Thursday, June 5, 2008

Witness

Wednesday, June 4, 2008

At last, I think we have a more legitimate claim to counting towards my K2K, what with the Oscar wins and noms, and the 4-star Roger Ebert review. And if I recall from reading that Syd Field book on screenplays many years back, he really lauded Witness for having a perfectly constructed screenplay.

Which is funny to me, because although I thought this was a good one, my main complaints are with the screenplay. Besides some possible plot holes/implausibilities (I'm actually pretty forgiving of this sort of stuff, unless its glaring) the big problem is that they set up this little Amish boy as a major character, then pretty much forget about him during the second half of the film. They try to establish some sort of surrogate father dynamic with him and Harrison Ford, but then it really drifts in to the background as Ford starts becoming, um, surrogate husband to the kid's mom. So when the kid and Ford have a little moment at the end, I think the emotion is lost.

I'll be honest, I know romances play much bigger at the movies, but I would have been way more interested to see the movie focus on Ford and the kid, as the kid grows more attached to him. I mean, I guess we wouldn't have seen Kelly McGillis's tits that way, but still.

Speaking of Harrison Ford, I love the guy, but I still have no idea if he's a good actor. To clarify: he's a great actor in the sense that he's a great movie star, you just love watching him. He's got "it," whatever "it" is, and that's a big deal. But I'm not sure if he's a good actor in the, you know, creating original, nuanced characters and really exploring their depth sort of way. He tends to play variations on the same character (not a bad thing, I mean isn't that what we love about Humphrey Bogart, or Cary Grant, or Bruce Willis, or Seth Rogan, etc etc and so on?).
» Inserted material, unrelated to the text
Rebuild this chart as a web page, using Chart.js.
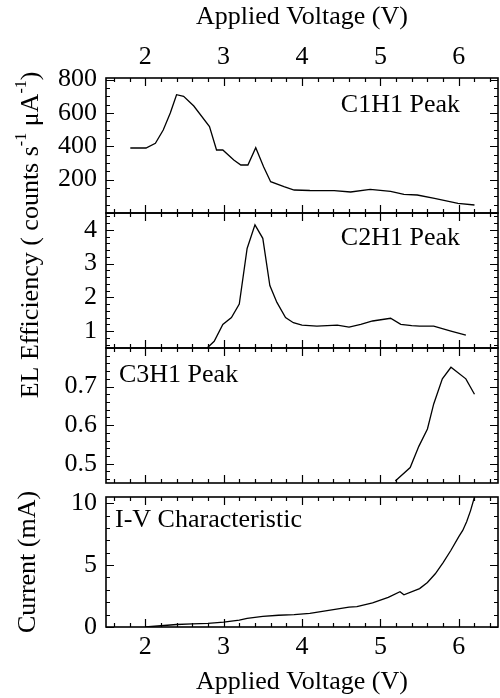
<!DOCTYPE html>
<html>
<head>
<meta charset="utf-8">
<script src="https://cdn.jsdelivr.net/npm/chart.js@4.4.1/dist/chart.umd.min.js"></script>
<style>
  html, body { margin: 0; padding: 0; background: #fff; }
  #wrap { position: relative; width: 500px; height: 698px; }
  #wrap canvas { position: absolute; left: 0; top: 0; }
</style>
</head>
<body>
<div id="wrap">
  <canvas id="c1" width="500" height="698"></canvas>
  <canvas id="c2" width="500" height="698"></canvas>
  <canvas id="c3" width="500" height="698"></canvas>
  <canvas id="c4" width="500" height="698"></canvas>
</div>
<script>
// C1H1 peak, EL efficiency (counts s^-1 uA^-1)
const c1Volts = [1.81, 2.01, 2.13, 2.23, 2.32, 2.40, 2.49, 2.62, 2.82, 2.91, 2.99, 3.13, 3.22, 3.31, 3.41, 3.51, 3.60, 3.77, 3.90, 4.10, 4.41, 4.62, 4.87, 5.13, 5.30, 5.47, 5.69, 5.99, 6.20];
const c1Eff = [390, 390, 418, 498, 600, 710, 700, 642, 518, 378, 378, 318, 288, 288, 392, 278, 188, 158, 138, 135, 134, 126, 142, 130, 112, 108, 88, 58, 48];

// C2H1 peak
const c2Volts = [2.79, 2.88, 2.99, 3.10, 3.20, 3.30, 3.40, 3.50, 3.59, 3.68, 3.79, 3.89, 4.00, 4.19, 4.45, 4.60, 4.75, 4.90, 5.13, 5.26, 5.40, 5.50, 5.68, 5.90, 6.09];
const c2Eff = [0.5, 0.7, 1.2, 1.4, 1.8, 3.45, 4.15, 3.75, 2.35, 1.85, 1.4, 1.25, 1.18, 1.15, 1.18, 1.12, 1.2, 1.3, 1.38, 1.2, 1.16, 1.15, 1.15, 1.0, 0.88];

// C3H1 peak
const c3Volts = [5.19, 5.38, 5.49, 5.60, 5.68, 5.79, 5.90, 6.09, 6.20];
const c3Eff = [0.455, 0.49, 0.545, 0.59, 0.655, 0.72, 0.75, 0.72, 0.68];

// I-V characteristic (mA)
const ivVolts = [2.0, 2.2, 2.4, 2.6, 2.8, 3.0, 3.2, 3.3, 3.5, 3.7, 3.9, 4.1, 4.3, 4.5, 4.6, 4.7, 4.9, 5.1, 5.25, 5.3, 5.5, 5.6, 5.7, 5.8, 5.9, 6.0, 6.05, 6.1, 6.15, 6.2];
const ivCurrent = [0, 0.1, 0.2, 0.25, 0.3, 0.4, 0.55, 0.7, 0.85, 0.95, 1.0, 1.1, 1.3, 1.5, 1.6, 1.65, 1.95, 2.4, 2.85, 2.6, 3.1, 3.6, 4.3, 5.2, 6.2, 7.3, 7.8, 8.5, 9.4, 10.5];

// tick labels
const voltTicks = [2, 3, 4, 5, 6];
const c1Ticks = [200, 400, 600, 800];
const c2Ticks = [1, 2, 3, 4];
const c3Ticks = [0.5, 0.6, 0.7];
const ivTicks = [0, 5, 10];

const FONT = 'Liberation Serif';
const FSIZE = 26;
const W = 500, H = 698;

// frame with inward ticks on all four sides + panel caption
const frameTicks = {
    id: 'frameTicks',
    afterDraw(chart, args, opts) {
        const { ctx, chartArea: a, scales: { x, y } } = chart;
        ctx.save();
        ctx.strokeStyle = '#000';
        ctx.lineWidth = 1.2;
        ctx.beginPath();
        // x ticks, minor every 0.2, major every 1
        for (let n = Math.ceil(x.min / 0.2); n * 0.2 <= x.max + 1e-9; n++) {
            const px = Math.round(x.getPixelForValue(n * 0.2)) + 0.5;
            const len = n % 5 === 0 ? 8 : 4;
            ctx.moveTo(px, a.top); ctx.lineTo(px, a.top + len);
            ctx.moveTo(px, a.bottom); ctx.lineTo(px, a.bottom - len);
        }
        // y ticks
        const step = opts.yMinor, ratio = Math.round(opts.yMajor / opts.yMinor);
        for (let n = Math.ceil(y.min / step - 1e-9); n * step <= y.max + 1e-9; n++) {
            const py = Math.round(y.getPixelForValue(n * step)) + 0.5;
            const len = n % ratio === 0 ? 8 : 4;
            ctx.moveTo(a.left, py); ctx.lineTo(a.left + len, py);
            ctx.moveTo(a.right, py); ctx.lineTo(a.right - len, py);
        }
        ctx.stroke();
        ctx.lineWidth = 1.6;
        ctx.strokeRect(a.left, a.top, a.right - a.left, a.bottom - a.top);

        ctx.fillStyle = '#000';
        ctx.font = FSIZE + 'px "' + FONT + '"';
        ctx.textBaseline = 'middle';
        ctx.textAlign = opts.align;
        const lx = opts.align === 'right' ? a.right - opts.dx : a.left + opts.dx;
        ctx.fillText(opts.label, lx, a.top + opts.dy);
        ctx.restore();
    }
};

// shared y title for the three EL panels
const elTitle = {
    id: 'elTitle',
    afterDraw(chart) {
        const { ctx } = chart;
        const big = FSIZE + 'px "' + FONT + '"', small = '16px "' + FONT + '"';
        const parts = [['EL Efficiency ( counts s', false], ['-1', true], [' \u03bcA', false], ['-1', true], [')', false]];
        ctx.save();
        ctx.translate(29, 235);
        ctx.rotate(-Math.PI / 2);
        ctx.fillStyle = '#000';
        ctx.textBaseline = 'alphabetic';
        let total = 0;
        parts.forEach(([t, sup]) => { ctx.font = sup ? small : big; total += ctx.measureText(t).width; });
        let px = -total / 2;
        parts.forEach(([t, sup]) => {
            ctx.font = sup ? small : big;
            ctx.fillText(t, px, sup ? -3 : 9);
            px += ctx.measureText(t).width;
        });
        ctx.restore();
    }
};

function setTicks(list) {
    return scale => { scale.ticks = list.map(v => ({ value: v })); };
}

function makePanel(id, xs, ys, cfg) {
    const showX = !!cfg.xPos;
    const tickFont = { family: FONT, size: FSIZE };
    return new Chart(document.getElementById(id), {
        type: 'line',
        data: {
            datasets: [{
                data: xs.map((v, i) => ({ x: v, y: ys[i] })),
                borderColor: '#000',
                borderWidth: 1.3,
                pointRadius: 0,
                tension: 0,
                fill: false
            }]
        },
        options: {
            responsive: false,
            animation: false,
            events: [],
            layout: { padding: { top: cfg.padTop, bottom: cfg.padBottom, left: 0, right: 2 } },
            plugins: {
                legend: { display: false },
                tooltip: { enabled: false },
                frameTicks: cfg.frame
            },
            scales: {
                x: {
                    type: 'linear',
                    min: 1.5,
                    max: 6.5,
                    display: showX,
                    position: cfg.xPos || 'bottom',
                    grid: { display: false, drawTicks: false },
                    border: { display: false },
                    ticks: { color: '#000', font: tickFont, padding: 5, maxRotation: 0 },
                    title: {
                        display: true,
                        text: 'Applied Voltage (V)',
                        color: '#000',
                        font: { family: FONT, size: FSIZE },
                        padding: { top: 2, bottom: 0 }
                    },
                    afterBuildTicks: setTicks(voltTicks),
                    afterFit: scale => { if (showX) scale.height = cfg.xHeight; }
                },
                y: {
                    type: 'linear',
                    min: cfg.yMin,
                    max: cfg.yMax,
                    grid: { display: false, drawTicks: false },
                    border: { display: false },
                    ticks: { color: '#000', font: tickFont, padding: 9 },
                    title: {
                        display: !!cfg.yTitle,
                        text: cfg.yTitle || '',
                        color: '#000',
                        font: { family: FONT, size: FSIZE },
                        padding: { top: 13, bottom: 0 }
                    },
                    afterBuildTicks: setTicks(cfg.yTicks),
                    afterFit: scale => { scale.width = 106; }
                }
            }
        },
        plugins: [frameTicks].concat(cfg.extra || [])
    });
}

makePanel('c1', c1Volts, c1Eff, {
    xPos: 'top', xHeight: 78, padTop: 0, padBottom: H - 213,
    yMin: 0, yMax: 810, yTicks: c1Ticks,
    frame: { yMinor: 50, yMajor: 200, label: 'C1H1 Peak', align: 'right', dx: 38, dy: 27 }
});

makePanel('c2', c2Volts, c2Eff, {
    padTop: 213, padBottom: H - 348,
    yMin: 0.5, yMax: 4.5, yTicks: c2Ticks,
    frame: { yMinor: 0.2, yMajor: 1, label: 'C2H1 Peak', align: 'right', dx: 38, dy: 25 },
    extra: [elTitle]
});

makePanel('c3', c3Volts, c3Eff, {
    padTop: 348, padBottom: H - 483,
    yMin: 0.45, yMax: 0.80, yTicks: c3Ticks,
    frame: { yMinor: 0.02, yMajor: 0.1, label: 'C3H1 Peak', align: 'left', dx: 13, dy: 27 }
});

makePanel('c4', ivVolts, ivCurrent, {
    xPos: 'bottom', xHeight: H - 627, padTop: 497, padBottom: 0,
    yMin: 0, yMax: 10.5, yTicks: ivTicks, yTitle: 'Current (mA)',
    frame: { yMinor: 1, yMajor: 5, label: 'I-V Characteristic', align: 'left', dx: 9, dy: 23 }
});
</script>
</body>
</html>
Even in a totally non-genre movie like Working Girl, he plays that same kind of gruff but lovable and ultimately good person that he is in Star Wars or Indiana Jones. I should go back and try to watch some of his earlier pictures, back before he was a movie star, and see what kind of work he did before he established the Harrison Ford persona.


One of the reasons I picked Witness for my K2K was director Peter Weir. He did some excellent movies like The Truman Show and Master and Commander, and also the excruciatingly awful yet somehow beloved Dead Poets Society. (Witness falls somewhere in between, at "okay.") What interests me is that he has that sorta Curtis Hanson thing goin on, where his movies don't seem to have much in common except for the fact that they are often good. It kind of flies in the face of the auteur theory, which says that a director has a unique style and vision and repeating ideas and motifs that he brings to every movie, making it recognizably his. So you know next time you watch a Kurosawa movie, there will probably be something about society doing harm to the individual, and also there might be samurai. Or when you watch an Argento movie, you know someone in a tranchcoat and black gloves will murder a bunch of italian girls, and then some dude will see a clue in the beginning that he obsesses over and doesn't figure out until the end, and it'll basically be a slasher version of Blowup. Or when you watch a Paul Thomas Anderson movie, expect it to be long and have a lot of daddy issues. Or when you see something by that other Paul Anderson, Mr. Paul W.S. Anderson, you can expect a ragtag group of stereotypes to fight monsters while a clock ticks down and they have to get out of there before a bomb goes off or they are locked in a laboratory or hidden temple forever. Also, you can fully expect it to suck.

Anyway, I think my point was that I might watch another Peter Weir movie in the future.